| 時代の流れでもあり仕方ないと言えど、「あのコルベットが」と驚かされる |
発表時には大きなセンセーションを巻き起こした新型コルベット(C8)。
エンジンがフロントからミッドマウントに移行したことで「コルベット史上、もっとも大きな」変化を迎えたということになりますが、その価格の安さも話題の一つ。
現時点では「実際の」パフォーマンスについて不透明な部分があるものの、先代C7コルベットを上回ることは間違いなく、かつこれまでに公開された情報を見る限りでは「相当な」パフォーマンスを持つことは間違い無さそうですね。
まったく予期していなかった事実
そして、そんな新型コルベットですが、カーメディア、ザ・スモーキング・タイヤのマット・ファラー氏によれば「新型コルベットは、車内のスピーカーからフェイクのエンジンサウンドを流している。
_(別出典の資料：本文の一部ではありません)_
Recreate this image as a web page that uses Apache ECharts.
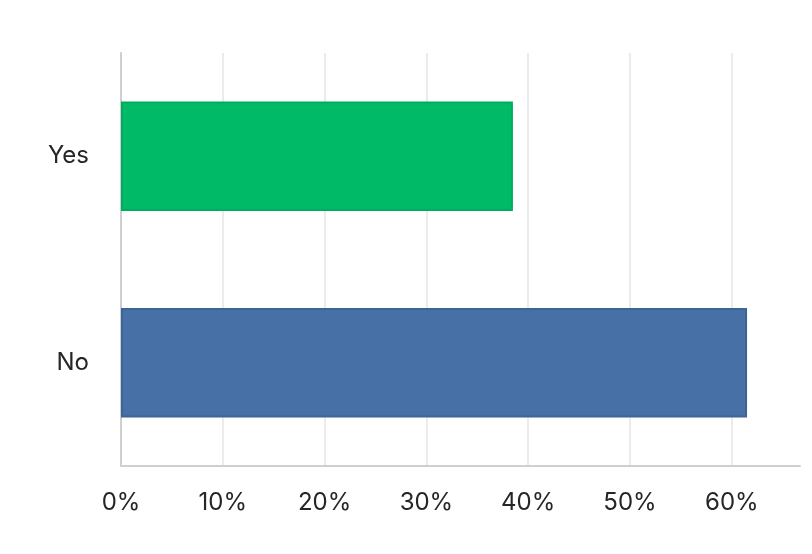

これはスペック上の事実だ」。
現在欧州は排ガスだけではなく「音」に関する規制も厳しく、よって欧州車の多くはフェイクサウンドを持つに至っており、メルセデス・ベンツの新しいモデルも順次これを採用。
たとえばドライブモードを変更した際、これまでだと物理的にエキゾーストシステムのバルブが開いてサウンドが大きくなったものですが、最新のモデルでは「エキゾーストシステムに変化はなく」、ただし室内に流れるエキゾーストサウンドのみが大きくなる、という仕様を持っています(つまり外から聞く音は同じだが、室内だけに勇ましいエキゾーストノートが響き渡る)。
ちなみに実際に乗ってみた印象だと「予めそうだと言われていないとわからない」、もしくは「そう言われていてもにわかには信じられないほどリアルなサウンド」を持っていて、そして大きなサウンドに包まれると(それがフェイクで、実際は何も変わらないとわかっていても)パワーが上がったり、足回りが引き締まったりという「錯覚」を覚えるのもまた不思議なところ。
コルベットと言えど規制から逃れることは出来ない
「わかっていても」音に騙されてしまうあたり、人間はまさに感覚に頼る生き物だとしかいいようがりませんが、大きなサウンドを発したり、エンジン回転数を上げたりといった走り方がもはや許されない時代になってしまった今、こういったサウンドが”低い速度であってもスポーツカーとしての魅力を向上させ、楽しさを増幅させる”ための一つの手段であるということは理解していますが、まだまだ規制の緩いアメリカをメインターゲットとする、そしてアメリカンマッスルの代名詞のようなコルベットが「フェイクサウンド」というのはちょっとショックでもありますね。
ちなみに新型トヨタGRスープラにもフェイクサウンドが装備されており、やはりこちらも「フェイクサウンドだとあらかじめ聞いていても、実際に耳にするとフェイクだとわからない」レベルであり、フェイクサウンドもどんどん「進化」しているのでしょうね。
おそらく今後はあらゆる車に対する締め付けが厳しくなり、フェラーリであろうがランボルギーニであろうがマクラーレンであろうがこの規制から逃れることができない時代がやってこようとしていますが、そういった時分のスポーツカーはいったいどうなっているんだろうな、と考えたりします。